Wanneer ter sprake komt dat ik enig kind ben, vraagt iedereen die minder enig is of dat niet saai is. Of ik niet iets mis. Meestal antwoord ik dan ontkennend, waarbij ik me beroep op onwetendheid over een dergelijke gezinssamenstelling.

Als kind wilde ik nooit een broertje of zusje. Nou ja, laat ik zeggen dat ik ze nooit gemist heb, voordat ik egocentrisch word genoemd – iets wat de hokjesgeest nogal snel toedicht aan enig kinderen. Wanneer mijn basisschoolvriendjes met schrammen of een blauw oog in de kring zaten, dan kwam dat negen van de tien keer door grote broer. Om nog maar te zwijgen van alle lichaamsdecoratie aangebracht door zuslief. Krassen, kale plekken, gebitsafdrukken uitgekrabde oogbollen, afgezaagde ledematen en wat dies meer zij. Daarentegen kwam ik fris en ongeschonden uit de prepuberteitstrijd. Een logisch gevolg van een gebrek aan natuurlijke vijanden.
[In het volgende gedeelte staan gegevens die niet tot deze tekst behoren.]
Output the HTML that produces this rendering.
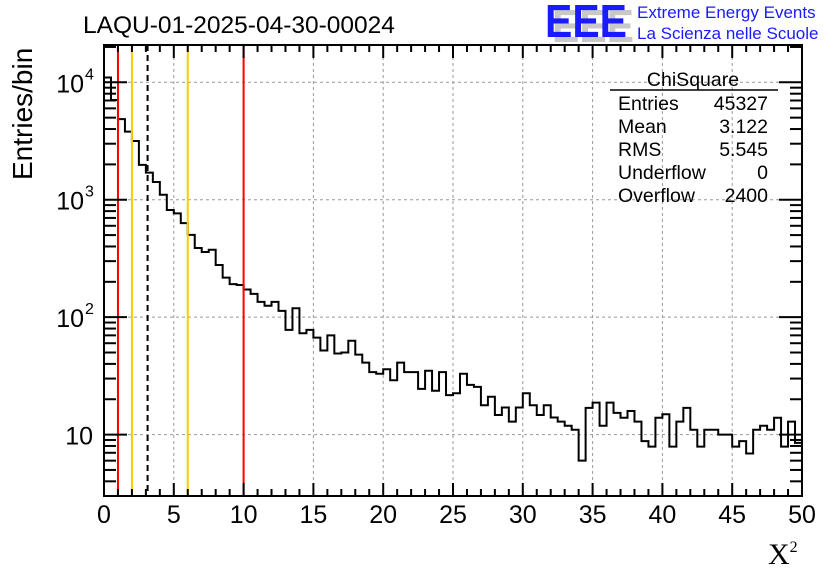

Ook daarna werd ik niet gehinderd door broertjes die mijn bewegingsruimte tijdens een autoreis naar Zuid-Frankrijk beperkten. Ik prees me gelukkig dat ik geen zusje had met wie ik om 0.00 uur door weer en wind mee naar huis moest fietsen als ik met vrienden in de kroeg stond. En over de afwezigheid van big sister, die tijdens het gezamenlijke zondagochtendontbijt in geuren en kleuren uit de doeken deed hoe ik met mijn dronken hoofd het lelijke buurmeisje had afgelebberd, heb ik ook nooit wakker gelegen. Ik hoefde niet te voldoen aan de hoge standaard die mijn grote broer had gezet of mij te ergeren aan een zeurende schoonzus, maar koos mijn eigen weg, mijn eigen gezelschap en deed dat wanneer het mij uitkwam. Alleen, maar niet eenzaam. Het beviel me helemaal niet slecht.

Nu ik de 30 gepasseerd ben, sta ik niet zo vaak meer in een café. En de enkele keer dat het wel gebeurt, wens ik de ochtend erna dat ik om 0.00 uur naar huis was gefietst. Noodweer of niet. Het lelijke buurmeisje heb ik ingewisseld voor een mooie vrouw, met wie ik wel drie keer op de achterbank heen en weer wil karren naar de Côte d’Azur. Maar zoals het een volwassene betaamt, zit ik voorin, waar ik nog weleens mijmer over lang vervlogen vakanties, wanneer het landschap begint te glooien. De kleine Franse dorpjes, de Oostenrijkse Alpen, de Duitse kastelen. Maar hoe poëtisch ik het mijn vriendin ook vertel, het plaatje blijft gefragmenteerd en zielloos. Als een puzzel waar alleen de randen van zijn gelegd.

De enige die mijn herinneringen op waarde kunnen schatten zijn mijn vader en moeder. Dat geldt niet alleen voor vakanties, maar voor een groot deel van mijn kindertijd. Mijn ouders zijn ver in de zestig. De reden dat ik ze niet zie als ouderen, zegt meer over mijn eigen voortschrijdende ouderdom dan over hen. Toch word ik af en toe met de neus op de feiten gedrukt door het overlijden van ouders van vrienden. Nu nog ‘plotseling en veel te jong’, maar over enige tijd onvermijdelijk en ‘na een mooi leven’. In die vreselijke tijd vinden de kinderen steun bij elkaar. Ze halen anekdotes op over vroeger en delen de nagedachtenis.

Dit zijn de momenten waarop ik mij eenzaam voel. Als mijn ouders er niet meer zijn, dan blijven mijn herinneringen altijd enig kind. Ze zullen nooit meer aansluiting vinden bij genetisch verwante exemplaren. Hopelijk blijft dit lot mij nog lang bespaard, maar er zal een dag komen waarop ik fysiek en mentaal wees ben. Gelukkig sta ik er niet alleen voor. Naast mijn lieve vriendin heb ik een prachtige dochter. En over drieënhalve maand krijgt ze er een broertje of zusje bij. Want een blauw oog of bloedneus is bij nader inzien niet het einde van de wereld.